Les positions divergentes entres les Princes Napoléon et leurs partisans à l’occasion de l’Affaire Dreyfus ne sont que la confirmation d’un phénomène débutant dans les années 1874 – 1875, au cours desquelles le Prince Impérial regrette déjà la stratégie agressive du parti bonapartiste, et qui se poursuit au début du XXème siècle (l’interdiction des prétendants sur le sol français permettant certainement une plus grande liberté de manœuvre des dirigeants bonapartistes)  avant de se terminer par la dissolution des mouvements bonapartistes par le Prince Napoléon en 1940 (15) (le Prince se souvenant notamment, que le 1er Empire avait été le premier régime politique en Europe à donner un statut officiel à la religion juive).                                

 

(1) Le C.E.R.B défend les mémoires de l’Empereur Napoléon III et du Prince Impérial, mais également celle de l’Impératrice Eugénie. Une souveraine injustement calomniée, souvent par le parti bonapartiste lui-même. Une tradition malheureusement reprise par le Prince Charles Napoléon qui critique dans le Figaro du 2 décembre 1997 << la tradition monarchique >> de l’Impératrice Eugénie.

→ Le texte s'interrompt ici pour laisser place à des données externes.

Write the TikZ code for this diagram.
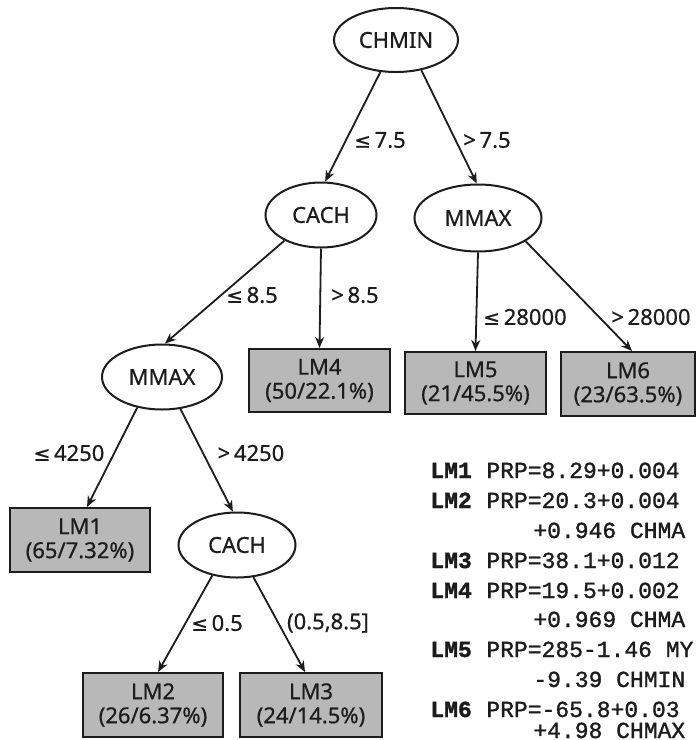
\documentclass[tikz,border=0pt]{standalone}
\usepackage{fontspec}
\setmainfont[FakeBold=0.6]{Noto Sans}
\newfontfamily\monofont[FakeBold=1.2]{Liberation Mono}
\newfontfamily\monobold[FakeBold=1.5]{Liberation Mono Bold}
\newfontfamily\symfont[FakeBold=0.6]{DejaVu Sans}
\newcommand{\myle}{{\symfont\fontsize{10}{12}\selectfont ≤}}
\usetikzlibrary{shapes.geometric,arrows.meta,calc}
\definecolor{leafgray}{RGB}{184,184,184}
\definecolor{ink}{RGB}{28,28,28}
\begin{document}
\begin{tikzpicture}[x=0.5pt,y=-0.5pt,
  every node/.style={text=ink},
  split/.style={ellipse,draw=ink,line width=1pt,inner sep=0pt,fill=white,font=\fontsize{11}{13}\selectfont},
  leaf/.style={rectangle,draw=ink,line width=1pt,fill=leafgray,inner sep=0pt,align=center,font=\fontsize{11}{12}\selectfont},
  edge/.style={draw=ink,line width=0.9pt,-{Stealth[length=5.5pt,width=4.5pt]}},
  lbl/.style={font=\fontsize{11}{13}\selectfont,inner sep=0pt},
  eq/.style={font=\monofont\fontsize{11.5}{13}\selectfont,anchor=base west,inner sep=0pt},
  eqb/.style={font=\monobold\fontsize{11.5}{13}\selectfont,anchor=base west,inner sep=0pt}]
\useasboundingbox[fill=white] (0,0) rectangle (696,740);

% split nodes
\node[split,minimum width=62pt,minimum height=32pt] (chmin) at (396,40) {CHMIN};
\node[split,minimum width=55.5pt,minimum height=32.5pt] (cach1) at (321,215) {CACH};
\node[split,minimum width=63.5pt,minimum height=33.5pt] (mmaxR) at (478,218) {MMAX};
\node[split,minimum width=60pt,minimum height=32.5pt] (mmaxL) at (162,377) {MMAX};
\node[split,minimum width=58.5pt,minimum height=32.5pt] (cach2) at (237,545) {CACH};

% leaves
\node[leaf,minimum width=70.5pt,minimum height=31.5pt] (lm4) at (319.5,380.5) {LM4\\(50/22.1\%)};
\node[leaf,minimum width=70.5pt,minimum height=31pt] (lm5) at (475.5,383) {LM5\\(21/45.5\%)};
\node[leaf,minimum width=67pt,minimum height=32pt] (lm6) at (628,384) {LM6\\(23/63.5\%)};
\node[leaf,minimum width=70pt,minimum height=32pt] (lm1) at (80,540) {LM1\\(65/7.32\%)};
\node[leaf,minimum width=70pt,minimum height=32pt] (lm2) at (153,705) {LM2\\(26/6.37\%)};
\node[leaf,minimum width=71pt,minimum height=32pt] (lm3) at (311,705) {LM3\\(24/14.5\%)};

% connectors
\draw[edge] (chmin.244) -- (cach1.83);
\draw[edge] (chmin.310) -- (mmaxR.92);
\draw[edge] (cach1.215) -- (mmaxL.85);
\draw[edge] (cach1.south) -- (lm4.north);
\draw[edge] (mmaxR.south) -- (lm5.north);
\draw[edge] (mmaxR.334) -- ($(lm6.north)+(4,0)$);
\draw[edge] (mmaxL.231) -- ($(lm1.north)+(7,0)$);
\draw[edge] (mmaxL.300) -- (cach2.97);
\draw[edge] (cach2.231) -- ($(lm2.north)+(5,0)$);
\draw[edge] (cach2.297) -- ($(lm3.north)+(-6,0)$);

% connector labels
\node[lbl] (l1) at (380,140) {\myle\,7.5};
\node[lbl] (l2) at (487,140) {>\,7.5};
\node[lbl] (l3) at (252,295) {\myle\,8.5};
\node[lbl] (l4) at (355,295) {>\,8.5};
\node[lbl] (l5) at (525,317) {\myle\,28000};
\node[lbl] (l6) at (651,317) {>\,28000};
\node[lbl] (l7) at (69,453) {\myle\,4250};
\node[lbl] (l8) at (251,453) {>\,4250};
\node[lbl] (l9) at (217,623) {\myle\,0.5};
\node[lbl] (l10) at (328,623) {(0.5,8.5]};

% model equations
\node[eqb] (e1a) at (430,478) {LM1};
\node[eq]  (e1b) at (486,478) {PRP=8.29+0.004};
\node[eqb] (e2a) at (430,508) {LM2};
\node[eq]  (e2b) at (486,508) {PRP=20.3+0.004};
\node[eq]  (e2c) at (533,538) {+0.946 CHMA};
\node[eqb] (e3a) at (430,568) {LM3};
\node[eq]  (e3b) at (486,568) {PRP=38.1+0.012};
\node[eqb] (e4a) at (430,598) {LM4};
\node[eq]  (e4b) at (486,598) {PRP=19.5+0.002};
\node[eq]  (e4c) at (533,627) {+0.969 CHMA};
\node[eqb] (e5a) at (430,657) {LM5};
\node[eq]  (e5b) at (486,657) {PRP=285-1.46 MY};
\node[eq]  (e5c) at (533,687) {-9.39 CHMIN};
\node[eqb] (e6a) at (430,717) {LM6};
\node[eq]  (e6b) at (486,717) {PRP=-65.8+0.03};
\node[eq]  (e6c) at (533,738) {+4.98 CHMAX};
\end{tikzpicture}
\end{document}
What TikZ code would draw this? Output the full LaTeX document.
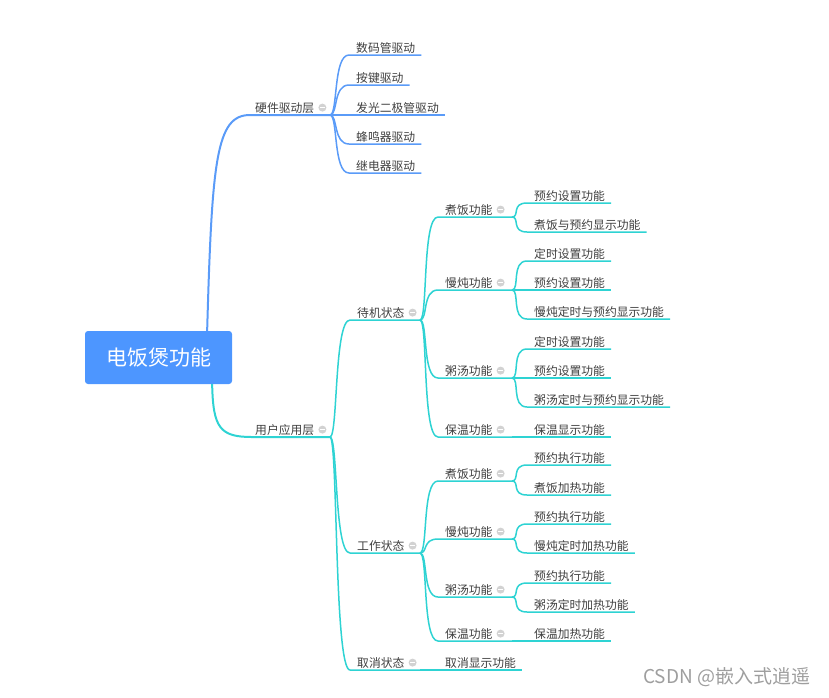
\documentclass[tikz,border=0pt]{standalone}
\usepackage{fontspec}
\setmainfont{Noto Sans CJK SC}
\usetikzlibrary{calc}
\definecolor{hwblue}{HTML}{5A9BF8}
\definecolor{rootblue}{HTML}{4D96FF}
\definecolor{cyanline}{HTML}{2ED3D3}
\definecolor{txt}{HTML}{3F3F3F}
\definecolor{dotgray}{HTML}{D2D2D2}
\tikzset{
  topic/.style={anchor=base west, inner sep=0pt, text=txt, font=\fontsize{11.8}{12}\selectfont},
  conn/.style={to path={.. controls ($(\tikztostart)+(8,0)$) and ($(\tikztotarget)+(-16,0)$) .. (\tikztotarget)}},
  bl/.style={draw=hwblue, line width=1.5pt},
  cy/.style={draw=cyanline, line width=1.5pt},
  fold/.style={circle, fill=dotgray, minimum size=8pt, inner sep=0pt,
    path picture={\draw[white, line width=1pt] ($(path picture bounding box.center)+(-2.2,0)$) -- ($(path picture bounding box.center)+(2.2,0)$);}},
}
% #1 name, #2 text, #3 text x, #4 underline y, #5 parent junction, #6 style
\newcommand\leafnode[6]{%
  \node[topic] (#1) at (#3,#4-3) {#2};
  \coordinate (#1s) at (#3-7,#4);
  \draw[#6] (#5) to[conn] (#1s) -- ($(#1s -| #1.east)+(6,0)$);
}
% #1 name, #2 text, #3 text x, #4 underline y, #5 parent junction, #6 style, #7 junction x
\newcommand\midnode[7]{%
  \node[topic] (#1) at (#3,#4-3) {#2};
  \node[fold] (#1f) at ([xshift=8pt,yshift=4.4pt]#1.base east) {};
  \coordinate (#1s) at (#3-7,#4);
  \coordinate (#1j) at (#7,#4);
  \draw[#6] (#5) to[conn] (#1s) -- (#1j);
}
\begin{document}
\begin{tikzpicture}[x=1pt,y=-1pt]
\useasboundingbox (0,0) rectangle (829,697);

% root
\node[fill=rootblue, rounded corners=3pt, minimum width=147pt, minimum height=53pt, inner sep=0pt,
      text=white, font=\fontsize{21}{22}\selectfont] (root) at (158.5,357.5) {电饭煲功能};
\coordinate (rt) at ($(root.north west)!0.83!(root.north east)$);
\coordinate (rb) at ($(root.south west)!0.864!(root.south east)$);

% level 1
\node[topic] (hw) at (255,112) {硬件驱动层};
\node[fold] (hwf) at ([xshift=8pt,yshift=4.4pt]hw.base east) {};
\coordinate (hws) at (250,115);
\coordinate (hwj) at (330,115);
\draw[bl, line width=2pt] (rt) .. controls (212,160) and (216,115) .. (hws) -- (hwj);

\node[topic] (ua) at (255,434) {用户应用层};
\node[fold] (uaf) at ([xshift=8pt,yshift=4.4pt]ua.base east) {};
\coordinate (uas) at (252,437);
\coordinate (uaj) at (330,437);
\draw[cy, line width=2pt] (rb) .. controls (213,428) and (220,437) .. (uas) -- (uaj);

% hardware leaves
\leafnode{h1}{数码管驱动}{356}{55}{hwj}{bl}
\leafnode{h2}{按键驱动}{356}{85}{hwj}{bl}
\leafnode{h3}{发光二极管驱动}{356}{115}{hwj}{bl}
\leafnode{h4}{蜂鸣器驱动}{356}{144}{hwj}{bl}
\leafnode{h5}{继电器驱动}{356}{173}{hwj}{bl}

% states
\midnode{s1}{待机状态}{357}{320}{uaj}{cy}{420}
\midnode{s2}{工作状态}{357}{553}{uaj}{cy}{420}
\midnode{s3}{取消状态}{357}{670}{uaj}{cy}{420}
\node[topic] (s31) at (445,667) {取消显示功能};
\draw[cy] (s3j) -- ($(s3j -| s31.east)+(6,0)$);

% standby functions
\midnode{a1}{煮饭功能}{445}{217}{s1j}{cy}{512}
\leafnode{a11}{预约设置功能}{534}{203}{a1j}{cy}
\leafnode{a12}{煮饭与预约显示功能}{534}{232}{a1j}{cy}

\midnode{a2}{慢炖功能}{445}{290}{s1j}{cy}{512}
\leafnode{a21}{定时设置功能}{534}{261}{a2j}{cy}
\leafnode{a22}{预约设置功能}{534}{290}{a2j}{cy}
\leafnode{a23}{慢炖定时与预约显示功能}{534}{319}{a2j}{cy}

\midnode{a3}{粥汤功能}{445}{378}{s1j}{cy}{512}
\leafnode{a31}{定时设置功能}{534}{349}{a3j}{cy}
\leafnode{a32}{预约设置功能}{534}{378}{a3j}{cy}
\leafnode{a33}{粥汤定时与预约显示功能}{534}{407}{a3j}{cy}

\midnode{a4}{保温功能}{445}{437}{s1j}{cy}{512}
\node[topic] (a41) at (534,434) {保温显示功能};
\draw[cy] (a4j) -- ($(a4j -| a41.east)+(6,0)$);

% working functions
\midnode{b1}{煮饭功能}{445}{481}{s2j}{cy}{512}
\leafnode{b11}{预约执行功能}{534}{465}{b1j}{cy}
\leafnode{b12}{煮饭加热功能}{534}{495}{b1j}{cy}

\midnode{b2}{慢炖功能}{445}{539}{s2j}{cy}{512}
\leafnode{b21}{预约执行功能}{534}{524}{b2j}{cy}
\leafnode{b22}{慢炖定时加热功能}{534}{553}{b2j}{cy}

\midnode{b3}{粥汤功能}{445}{597}{s2j}{cy}{512}
\leafnode{b31}{预约执行功能}{534}{583}{b3j}{cy}
\leafnode{b32}{粥汤定时加热功能}{534}{612}{b3j}{cy}

\midnode{b4}{保温功能}{445}{641}{s2j}{cy}{512}
\node[topic] (b41) at (534,638) {保温加热功能};
\draw[cy] (b4j) -- ($(b4j -| b41.east)+(6,0)$);

% watermark
\node[anchor=west, inner sep=0pt, text=black!38, font=\fontsize{19}{20}\selectfont] (wm) at (643,677) {CSDN @嵌入式逍遥};
\end{tikzpicture}
\end{document}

(2) Une position comparable à l’intervention télévisée du Président Chirac le 23 mars 1998, condamnant les collusions entre le droite parlementaire et l’extrême-droite à l’occasion de l’élection des présidents des Conseils Régionaux.

(3) « La Princesse Mathilde » de Jean des Cars.

(4) Jean Quellien : « Les élections législatives dans le Calvados pendant la Troisième République ».

(5) Jean-Marc Berlière : « La généalogie d’une double tradition policière » dans « La France de l’Affaire Dreyfus » sous la direction de Pierre Birbaum.

(6) Jocelyne George : « Provinciales : la France des quatre coins » dans « La France de l’Affaire Dreyfus » sous la direction de Pierre Birnbaum.

(7) Jean El Gammal : « Un territoire de mots : rhétorique et politique » dans « La France de l’Affaire Dreyfus » sous la direction de Pierre Birbaum.

(8) Jean Baubérot : « L’antiprotestantisme politique à la fin du XIXème siècle »

(9) André Ancrevé : « La petite musique huguenote » dans « La France de l’affaire Dreyfus » sous la direction de Pierre Birbaum.

(10) Jean Baubérot : « L’antiprotestantisme politique à la fin du XIXème siècle ».

(11) Voir dossier de Thierry Choffat (CERB numéros 6 et 7).

(12) Michel Winock : « Une question de principe » dans « La France de l’Affaire Dreyfus » sous la direction de Pierre Birnbaum.

(13) Nancy Fitch : « Mass culture, mass parliamentary politics and modern antisemitism : The Dreyfus Affair in Rural France » (février 1992).

(14) « Histoire de l’extrême-droite en France » sous la direction de Michel Winock, Editions du Seuil, 1993.

(15) décédé le 3 mai 1997, et qui désigne par testament, le Prince Jean-Christophe Napoléon, comme nouveau chef de la Famille Impériale.